Study groups are a great way to supplement your individual study. Being involved in a study group provides you with the opportunity to get feedback on how well you know the material, as well as reinforcing what you have learned. In addition, a good study group gives you practice at working as part of a team, a skill that you will need in the world outside of school.
Forming a Study Group
Here are some tips for forming a good study group:
Talk to other students before and after class and during breaks. This will give you the chance to find out which students you can work well with, as well as which students know something about the material and work at succeeding in the class.
Invite other students to study with you.
Make sure you have enough group members that you still have a functioning group if one member can’t make it, but keep the group small enough that you are able to accomplish goals during study sessions. A group of 5 or 6, including you, is usually a good size.
An alternative to inviting others is to study whether you can see other members of your class. Ask them a question about the material to start a conversation about the class.
If you are uncomfortable approaching other students, ask the professor or teacher if they can pass around a sign-up sheet.
Set a meeting time that works for everyone’s schedules. Schedule enough time to cover material thoroughly.
Choose a location that will be free of distractions and interruptions. Make sure the environment is comfortable because you will be spending a great deal of time there.
Two Types of Study Groups
There are two ways to approach study group sessions, and you will need to take the approach that best suits your group.
Formal group – At the end of each study session, write an agenda for the next session. Assign topics or sections for each group member to present.

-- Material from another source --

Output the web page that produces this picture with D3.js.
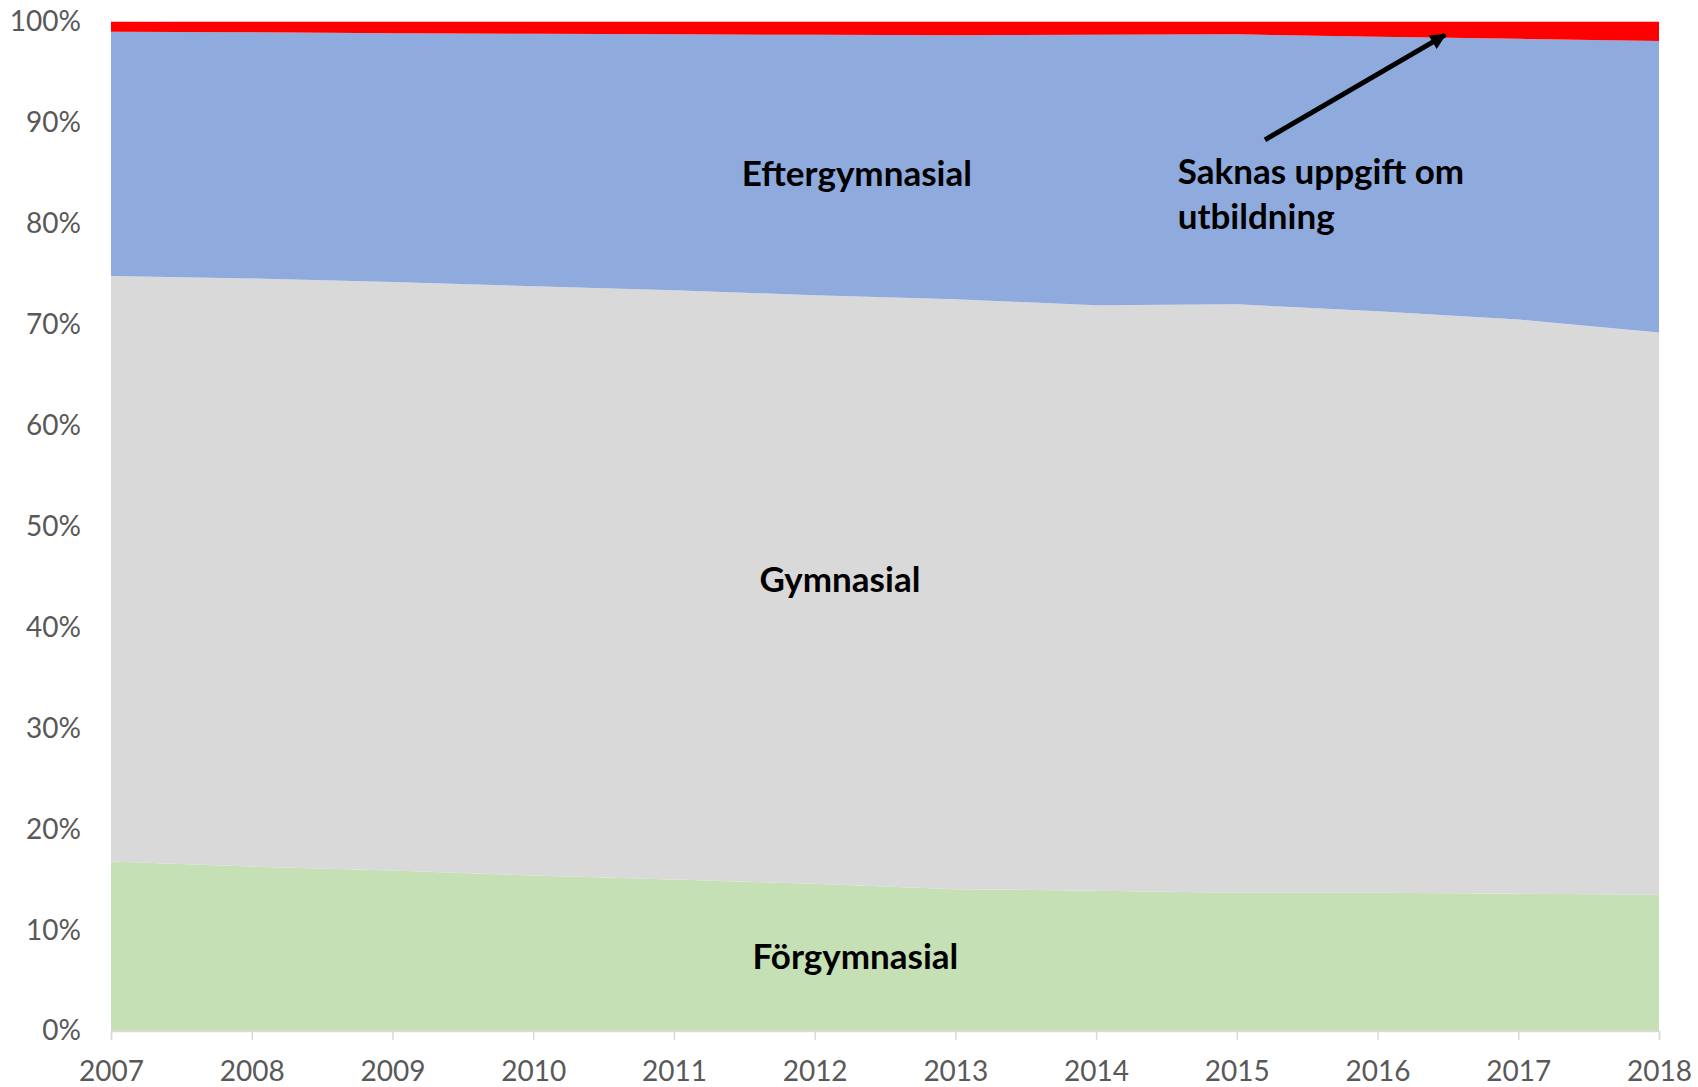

Informal group – At the beginning of each study session, decide which areas will be covered. You can cover those by having group members present different areas or through group discussion.
Staying on Track
At some point, every study group will start to veer off track. The following tips will help get the group refocused and prevent it from becoming a social group:
Set a schedule. Decide ahead of time when the study session will end. Schedule time for breaks, too. This makes it clear how much time is available to cover the material.
When students in the group begin venturing off track with their discussions, simply ask them if that material is on the test.
Don’t allow group members to constantly come unprepared. Often, establishing preparation as a rule when forming the group will be enough. If not, explain that the group is not a tutoring session and the individual will not be welcome to continue attending if they cannot contribute.
Remember that the study group meets to study the material. Complaints about professors, teachers and classes should be saved for scheduled breaks.
A well-formed and focused study group can be a valuable tool for learning. The interaction and support from the group will help you stay motivated, and group feedback will help you discover your strong points and weak areas. In addition, study groups can make your learning experience a more enjoyable one.